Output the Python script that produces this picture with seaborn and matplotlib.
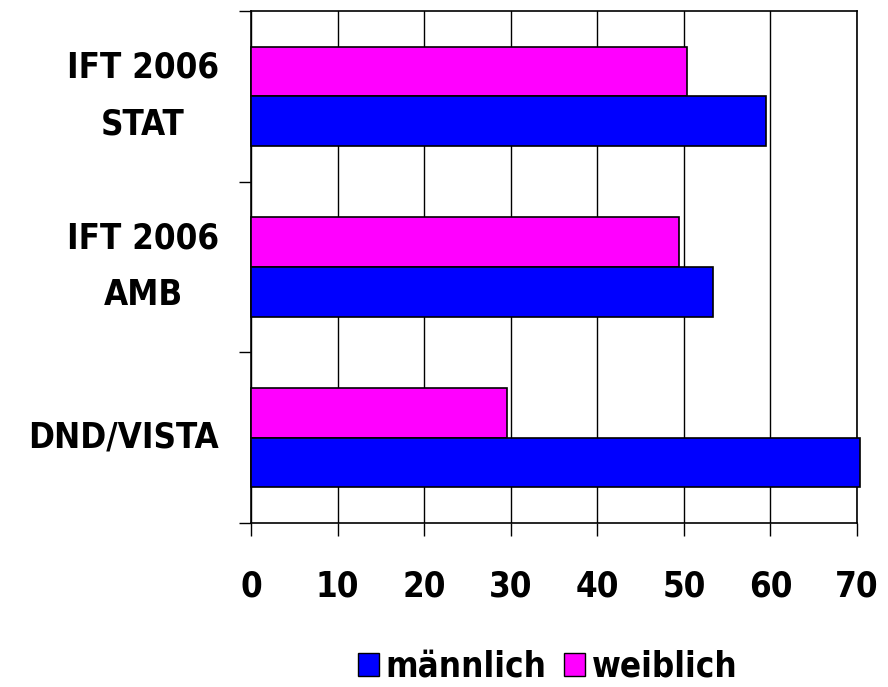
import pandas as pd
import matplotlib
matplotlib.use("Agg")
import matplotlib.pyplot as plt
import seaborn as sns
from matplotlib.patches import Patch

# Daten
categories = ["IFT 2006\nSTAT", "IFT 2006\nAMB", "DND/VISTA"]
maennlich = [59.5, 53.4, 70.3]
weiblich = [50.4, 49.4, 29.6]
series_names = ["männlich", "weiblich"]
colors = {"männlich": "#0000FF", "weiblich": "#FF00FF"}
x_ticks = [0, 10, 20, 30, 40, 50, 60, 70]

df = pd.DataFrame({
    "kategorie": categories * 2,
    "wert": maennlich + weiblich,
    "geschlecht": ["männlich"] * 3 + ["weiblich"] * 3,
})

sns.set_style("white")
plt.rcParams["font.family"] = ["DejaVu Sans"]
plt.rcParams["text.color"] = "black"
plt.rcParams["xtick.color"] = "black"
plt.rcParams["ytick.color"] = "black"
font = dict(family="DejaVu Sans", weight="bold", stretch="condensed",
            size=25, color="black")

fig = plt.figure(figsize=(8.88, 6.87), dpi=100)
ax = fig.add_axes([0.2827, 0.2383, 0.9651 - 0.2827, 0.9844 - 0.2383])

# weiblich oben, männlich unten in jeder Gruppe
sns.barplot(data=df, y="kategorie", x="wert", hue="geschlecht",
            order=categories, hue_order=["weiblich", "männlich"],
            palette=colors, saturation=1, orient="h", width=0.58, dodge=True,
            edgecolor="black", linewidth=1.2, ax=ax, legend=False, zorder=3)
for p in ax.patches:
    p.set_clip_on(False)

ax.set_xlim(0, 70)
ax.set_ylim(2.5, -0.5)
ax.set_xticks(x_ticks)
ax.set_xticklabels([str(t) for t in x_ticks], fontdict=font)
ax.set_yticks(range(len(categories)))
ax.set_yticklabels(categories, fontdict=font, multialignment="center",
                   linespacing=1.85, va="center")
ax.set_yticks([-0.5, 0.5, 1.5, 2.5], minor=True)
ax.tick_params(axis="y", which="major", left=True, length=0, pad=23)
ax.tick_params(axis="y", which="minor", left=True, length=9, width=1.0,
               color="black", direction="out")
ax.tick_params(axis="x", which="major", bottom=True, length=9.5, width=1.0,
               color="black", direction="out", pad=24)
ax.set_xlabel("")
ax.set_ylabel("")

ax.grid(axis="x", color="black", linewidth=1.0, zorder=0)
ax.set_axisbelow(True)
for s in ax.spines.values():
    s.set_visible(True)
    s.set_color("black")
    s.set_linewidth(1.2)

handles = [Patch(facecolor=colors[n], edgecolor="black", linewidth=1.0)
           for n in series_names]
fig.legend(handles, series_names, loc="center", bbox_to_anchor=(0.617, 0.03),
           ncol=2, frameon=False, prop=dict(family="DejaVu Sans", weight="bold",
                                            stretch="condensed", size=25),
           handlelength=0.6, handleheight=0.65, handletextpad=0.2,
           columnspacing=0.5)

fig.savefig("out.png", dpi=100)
□ □ □ □
Leave out the pictures and repeat exactly the lines from the start of the material through the line that contains "ax = fig.add_axes([0.2827, 0.2383, 0.9651", both included.

- _Written response_:
Output the Python script that produces this picture with seaborn and matplotlib.
import pandas as pd
import matplotlib
matplotlib.use("Agg")
import matplotlib.pyplot as plt
import seaborn as sns
from matplotlib.patches import Patch

# Daten
categories = ["IFT 2006\nSTAT", "IFT 2006\nAMB", "DND/VISTA"]
maennlich = [59.5, 53.4, 70.3]
weiblich = [50.4, 49.4, 29.6]
series_names = ["männlich", "weiblich"]
colors = {"männlich": "#0000FF", "weiblich": "#FF00FF"}
x_ticks = [0, 10, 20, 30, 40, 50, 60, 70]

df = pd.DataFrame({
    "kategorie": categories * 2,
    "wert": maennlich + weiblich,
    "geschlecht": ["männlich"] * 3 + ["weiblich"] * 3,
})

sns.set_style("white")
plt.rcParams["font.family"] = ["DejaVu Sans"]
plt.rcParams["text.color"] = "black"
plt.rcParams["xtick.color"] = "black"
plt.rcParams["ytick.color"] = "black"
font = dict(family="DejaVu Sans", weight="bold", stretch="condensed",
            size=25, color="black")

fig = plt.figure(figsize=(8.88, 6.87), dpi=100)
ax = fig.add_axes([0.2827, 0.2383, 0.9651 - 0.2827, 0.9844 - 0.2383])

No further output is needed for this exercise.